Kyushu National Museum - main entry hall

Japanese art in Kyushu

Kyushu National Museum is one of only four national museums in Japan, along with those in Tokyo, Kyoto and Nara. Housed in a modern building, it displays collections focusing on History and Japanese Art.

The Kyushu National Museum opened in 2005, which was an event in itself. It has joined the museums in Tokyo, Kyoto and Nara to become the fourth national museum in the country. The other three museums were built in the nineteenth century so the opening, almost two centuries later, of athismajor museum was an important event. Thus, Kyushu National Museum focuses on Japanese art from the Paleolithic to the Edo period (1603-1868) .

Surprisingly, the museum is not located in Fukuoka, but in Daizafu, a small town located a few kilometers away.

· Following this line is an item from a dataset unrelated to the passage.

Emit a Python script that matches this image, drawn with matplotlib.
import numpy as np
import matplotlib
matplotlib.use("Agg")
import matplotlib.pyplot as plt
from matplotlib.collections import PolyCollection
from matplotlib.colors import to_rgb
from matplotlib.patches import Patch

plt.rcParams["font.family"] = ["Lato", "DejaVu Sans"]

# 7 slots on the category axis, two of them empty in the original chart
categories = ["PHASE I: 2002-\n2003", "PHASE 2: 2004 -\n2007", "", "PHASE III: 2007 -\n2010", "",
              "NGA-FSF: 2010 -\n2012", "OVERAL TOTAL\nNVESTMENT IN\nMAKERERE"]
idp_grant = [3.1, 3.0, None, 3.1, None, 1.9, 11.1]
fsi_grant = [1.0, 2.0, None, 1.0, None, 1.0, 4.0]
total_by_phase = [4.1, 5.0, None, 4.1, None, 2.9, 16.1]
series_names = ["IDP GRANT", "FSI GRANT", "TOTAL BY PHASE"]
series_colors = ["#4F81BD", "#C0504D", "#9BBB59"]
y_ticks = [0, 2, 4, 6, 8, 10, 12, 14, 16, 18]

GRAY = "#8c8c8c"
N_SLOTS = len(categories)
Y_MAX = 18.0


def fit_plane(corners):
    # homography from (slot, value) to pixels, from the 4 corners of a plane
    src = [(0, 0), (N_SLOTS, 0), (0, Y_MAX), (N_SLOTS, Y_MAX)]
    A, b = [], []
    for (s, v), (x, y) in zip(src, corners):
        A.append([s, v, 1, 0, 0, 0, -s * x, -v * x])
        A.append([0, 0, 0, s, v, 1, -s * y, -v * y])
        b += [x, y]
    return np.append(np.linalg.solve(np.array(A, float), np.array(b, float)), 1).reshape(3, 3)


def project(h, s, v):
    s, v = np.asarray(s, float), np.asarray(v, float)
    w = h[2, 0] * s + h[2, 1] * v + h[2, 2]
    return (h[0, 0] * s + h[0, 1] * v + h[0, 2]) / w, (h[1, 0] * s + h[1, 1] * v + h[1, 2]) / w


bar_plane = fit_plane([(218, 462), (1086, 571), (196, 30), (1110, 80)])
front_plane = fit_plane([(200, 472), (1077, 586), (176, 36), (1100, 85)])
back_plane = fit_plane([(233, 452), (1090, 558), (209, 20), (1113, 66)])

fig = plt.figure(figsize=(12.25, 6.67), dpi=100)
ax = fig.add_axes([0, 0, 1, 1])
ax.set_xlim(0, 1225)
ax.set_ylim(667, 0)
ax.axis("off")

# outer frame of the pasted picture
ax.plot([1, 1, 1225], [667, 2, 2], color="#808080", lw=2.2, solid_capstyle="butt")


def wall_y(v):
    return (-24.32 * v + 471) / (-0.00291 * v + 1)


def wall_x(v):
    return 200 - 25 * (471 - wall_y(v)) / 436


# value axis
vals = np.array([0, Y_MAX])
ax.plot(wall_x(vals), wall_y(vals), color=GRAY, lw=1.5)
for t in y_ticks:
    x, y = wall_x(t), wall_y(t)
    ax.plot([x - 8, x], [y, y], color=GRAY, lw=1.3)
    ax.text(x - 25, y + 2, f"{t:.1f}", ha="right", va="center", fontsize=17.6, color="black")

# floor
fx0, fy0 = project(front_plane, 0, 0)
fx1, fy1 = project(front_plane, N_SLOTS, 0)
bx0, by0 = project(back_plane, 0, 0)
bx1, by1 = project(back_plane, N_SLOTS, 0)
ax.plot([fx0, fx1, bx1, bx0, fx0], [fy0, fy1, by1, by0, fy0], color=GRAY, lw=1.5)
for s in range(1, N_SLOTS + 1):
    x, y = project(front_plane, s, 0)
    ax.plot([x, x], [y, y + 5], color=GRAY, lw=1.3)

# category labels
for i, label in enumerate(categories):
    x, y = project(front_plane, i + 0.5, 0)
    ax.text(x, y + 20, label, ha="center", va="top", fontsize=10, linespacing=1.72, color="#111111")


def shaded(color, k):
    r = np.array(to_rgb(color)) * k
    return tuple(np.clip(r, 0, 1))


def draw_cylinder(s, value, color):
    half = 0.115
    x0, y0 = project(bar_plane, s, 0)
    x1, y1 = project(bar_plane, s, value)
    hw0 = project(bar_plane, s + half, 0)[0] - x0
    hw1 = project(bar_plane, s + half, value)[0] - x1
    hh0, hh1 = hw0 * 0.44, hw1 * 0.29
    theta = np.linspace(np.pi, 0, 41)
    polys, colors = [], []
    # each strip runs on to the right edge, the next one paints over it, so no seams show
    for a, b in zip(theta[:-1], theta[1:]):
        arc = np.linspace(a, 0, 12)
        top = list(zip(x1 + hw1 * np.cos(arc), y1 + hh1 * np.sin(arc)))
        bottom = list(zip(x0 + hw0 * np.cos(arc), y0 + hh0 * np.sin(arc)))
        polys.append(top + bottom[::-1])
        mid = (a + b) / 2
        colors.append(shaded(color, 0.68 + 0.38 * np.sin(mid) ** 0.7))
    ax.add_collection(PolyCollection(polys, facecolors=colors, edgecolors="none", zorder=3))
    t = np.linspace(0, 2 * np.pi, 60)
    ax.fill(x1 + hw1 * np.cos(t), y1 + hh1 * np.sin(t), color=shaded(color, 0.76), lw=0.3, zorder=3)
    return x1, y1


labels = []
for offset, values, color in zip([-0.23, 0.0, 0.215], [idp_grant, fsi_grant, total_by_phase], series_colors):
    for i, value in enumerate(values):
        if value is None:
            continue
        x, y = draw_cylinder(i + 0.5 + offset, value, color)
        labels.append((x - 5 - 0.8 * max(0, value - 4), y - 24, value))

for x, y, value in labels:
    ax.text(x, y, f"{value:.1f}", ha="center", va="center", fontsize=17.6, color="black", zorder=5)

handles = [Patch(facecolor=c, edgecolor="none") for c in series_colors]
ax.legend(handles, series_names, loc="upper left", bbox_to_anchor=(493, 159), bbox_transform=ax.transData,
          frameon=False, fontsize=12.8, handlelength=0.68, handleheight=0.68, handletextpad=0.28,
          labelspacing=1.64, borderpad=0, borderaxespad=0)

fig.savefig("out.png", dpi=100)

The building, with huge windows and shaped like a wave, was designed by the eminent architect Kiyonori Kikutake, who also happens to have designed the Edo-Tokyo Museum. Its large facade reflects the surrounding mountains, into which the building seems to blend. The desire for modernity is evident throughout the building, which is at the forefront of technology. All the screens of the museum are also in very high definition.

The museum also offers all the essential aspects of any great museum: a souvenir shop in the grand hall, a restaurant, a café, an auditorium, and a free space called "Ajippa". This experimental space allows visitors to discover, using the five senses, the cultures of the Asian and European countries which have influenced Japan since ancient times.

The museum collections

The museum is based on the concept of "Understanding the formation of Japanese culture from the point of view of Asian history". Thus, cultural exchanges with other countries were a focus when organizing its collections. The permanent collection is located on the third floor of the building.

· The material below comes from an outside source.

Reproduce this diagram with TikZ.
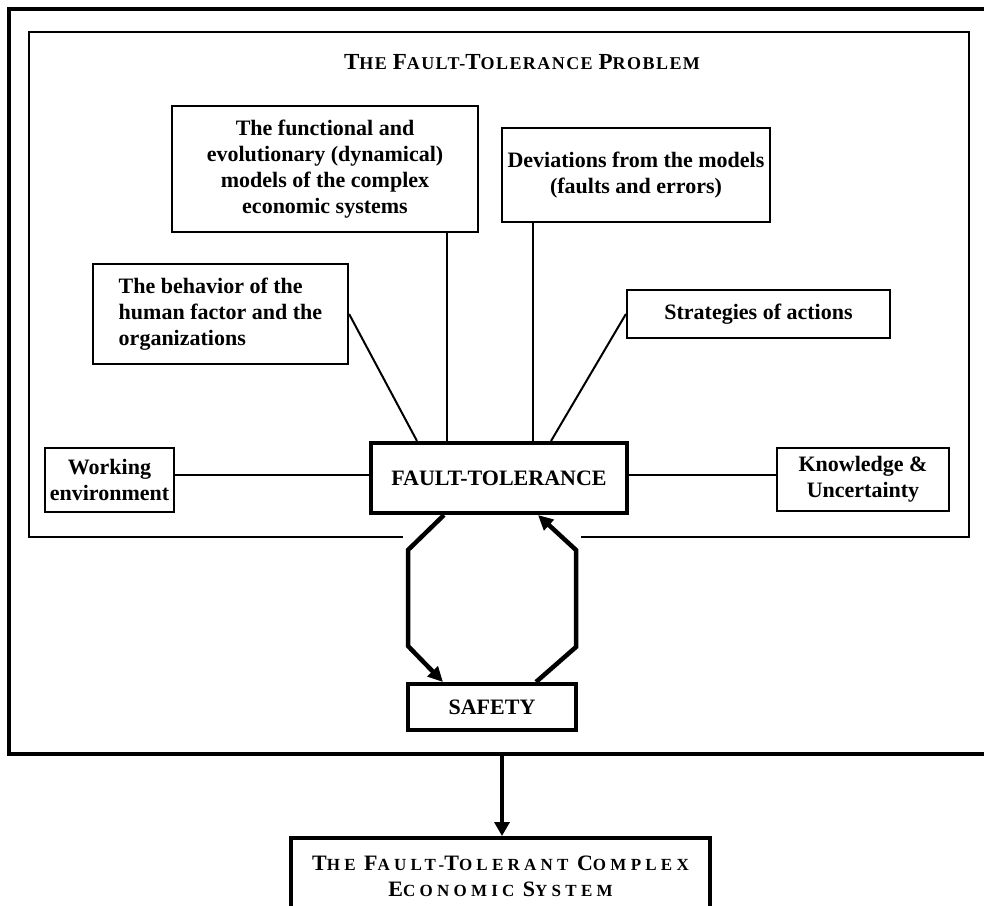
\documentclass[tikz,border=0pt]{standalone}
\usepackage{fontspec}
\setmainfont{Liberation Serif}
\usetikzlibrary{arrows.meta,calc}

% fake small capitals: a full-size capital followed by reduced capitals
\newcommand\capT[1]{{\fontsize{23}{26}\selectfont #1}}
\newcommand\capS[1]{{\fontsize{22}{26}\selectfont #1}}

\begin{document}
\begin{tikzpicture}[x=1pt,y=-1pt,
  plainbox/.style={draw, line width=2.2pt, inner sep=0pt, align=center,
    font=\fontsize{22}{26}\selectfont\bfseries},
  thickbox/.style={plainbox, line width=4pt},
  connector/.style={line width=2pt},
  cyclearrow/.style={line width=4.5pt, line join=miter,
    -{Triangle[length=15pt,width=14pt]}},
  innerframe/.style={line width=2.6pt},
  outerframe/.style={line width=4.5pt},
  downarrow/.style={line width=4.5pt, -{Triangle[length=14pt,width=15pt]}}]

\useasboundingbox (0,0) rectangle (984,905);

% outer frame (continues past the right edge)
\draw[outerframe] (1010,9) -- (9,9) -- (9,754) -- (1010,754);

% inner frame, open at the bottom for the feedback loop
\draw[innerframe] (403,537) -- (29,537) -- (29,32) -- (969,32) -- (969,537) -- (581,537);

\node[font=\fontsize{18}{22}\selectfont\bfseries] (title) at (522,62)
  {\addfontfeature{LetterSpace=8}\capT{T}HE \capT{F}AULT-\capT{T}OLERANCE \capT{P}ROBLEM};

% boxes
\node[plainbox, minimum width=306, minimum height=126] (funcmod) at (325,169)
  {The functional and\\evolutionary (dynamical)\\models of the complex\\economic systems};
\node[plainbox, minimum width=268, minimum height=94] (dev) at (636,175)
  {Deviations from the models\\(faults and errors)};
\node[plainbox, minimum width=255, minimum height=100, align=left] (beh) at (220.5,314)
  {The behavior of the\\human factor and the\\organizations};
\node[plainbox, minimum width=263, minimum height=48] (strat) at (758.5,314)
  {Strategies of actions};
\node[plainbox, minimum width=129, minimum height=64] (work) at (109.5,480)
  {Working\\environment};
\node[thickbox, minimum width=256, minimum height=70] (ft) at (499,478)
  {FAULT-TOLERANCE};
\node[plainbox, minimum width=172, minimum height=63] (know) at (863,479.5)
  {Knowledge \&\\Uncertainty};
\node[thickbox, minimum width=168, minimum height=46] (safety) at (492,707)
  {SAFETY};
\node[thickbox, minimum width=419, minimum height=76, anchor=north,
      font=\fontsize{17}{26}\selectfont\bfseries] (ftces) at (500.5,836)
  {\addfontfeature{LetterSpace=25}\capS{T}HE \capS{F}AULT-\capS{T}OLERANT \capS{C}OMPLEX\\
   \addfontfeature{LetterSpace=25}\capS{E}CONOMIC \capS{S}YSTEM};

% attachment points
\coordinate (midline) at (0,475);
\coordinate (ftN1) at ($(ft.north west)+(48,0)$);
\coordinate (ftN2) at ($(ft.north west)+(78,0)$);
\coordinate (ftN3) at ($(ft.north west)+(164,0)$);
\coordinate (ftN4) at ($(ft.north west)+(182,0)$);
\coordinate (ftS1) at ($(ft.south west)+(75,0)$);
\coordinate (ftS2) at ($(ft.south west)+(169,0)$);
\coordinate (sfN1) at ($(safety.north west)+(37,0)$);
\coordinate (sfN2) at ($(safety.north west)+(130,0)$);
\coordinate (L1) at (408,550);
\coordinate (L2) at (408,646);
\coordinate (R1) at (576,647);
\coordinate (R2) at (576,550);
\coordinate (frameS) at (502,754);

% spokes around the fault-tolerance box
\draw[connector] (beh.east) -- (ftN1);
\draw[connector] (ftN2) -- (ftN2 |- funcmod.south);
\draw[connector] (ftN3) -- (ftN3 |- dev.south);
\draw[connector] (strat.west) -- (ftN4);
\draw[connector] (work.east |- midline) -- (ft.west |- midline);
\draw[connector] (ft.east |- midline) -- (know.west |- midline);

% feedback loop between fault-tolerance and safety
\draw[cyclearrow] (ftS1) -- (L1) -- (L2) -- (sfN1);
\draw[cyclearrow] (sfN2) -- (R1) -- (R2) -- (ftS2);

% result
\draw[downarrow] (frameS) -- (ftces.north -| frameS);
\end{tikzpicture}
\end{document}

The rooms are divided into five major themes:

  • The Palaeolithic and Jomon periods (from 35000 to 300 BC)
  • The Yayoi and Kofun periods (from 300 BC to 538 AD)
  • The Nara and Heian eras (from 710 AD to the 12th century)
  • The Kamakura, Muromachi and Azuchi Momoyama periods (between the 12th century and 16th centuries)
  • And finally, the Edo period (1603-1868)

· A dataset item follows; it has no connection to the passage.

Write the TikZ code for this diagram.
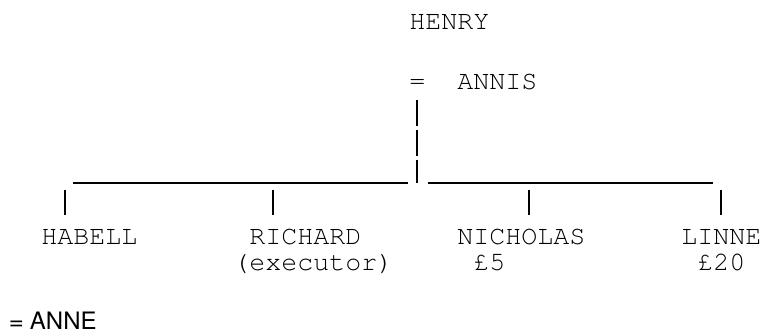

Exhibits at the Kyushu National Museum

Exhibits at the Kyushu National Museum

Brush up on your Japanese History! The rooms are organized clearly and in a very informative way, which makes it easy to take a journey through time, following the history of the Japanese archipelago. All the explanations and signs are provided in English, and English audio guides are also available free of charge.

The Jomon period is presented through cultural exchanges by pottery and stone tools evocative of the Paleolithic and that period. The second part looks at the beginnings of rice growing, and the many objects buried in the tombs of kings. The third part presents the ancient Japanese state, which evolved upon contact with China and the Korean peninsula. The rest of the exhibits explains the regular trade by sea in Asia, with Mongolian influence and the arrival of Zen Buddhist monks. The fifth part (between the sixteenth and nineteenth centuries) covers the period that Japan opened for trade with China and the Netherlands.

Note that the museum has a number of "national treasures", such as a katana from the fourteenth century, and a monochrome ink painting signed by Kano Masanobu, as well as "Important Cultural Properties".

Poster for the special exhibition on Buddhist sculptures of Kyoto's Daiho'onji temple

Special exhibitions

On the second floor of the museum special exhibitions are presented several times a year. These exhibitions are highly anticipated and cover various themes related to the theme of the museum, or on totally different themes. In the spring of 2019, a beautiful exhibition on the Buddhist sculptures of Kyoto's Daiho'onji temple is being held.

In past years, temporary exhibitions have been held on themes a variety of themes, such as the paintings of Lascaux, the Buddhas of Thailand, the terracotta army of the first Chinese emperor, or the masterpieces of other national museums across the globe.

These high quality exhibitions require the purchase of a special ticket, at a higher price, usually around 1,600 yen for adults.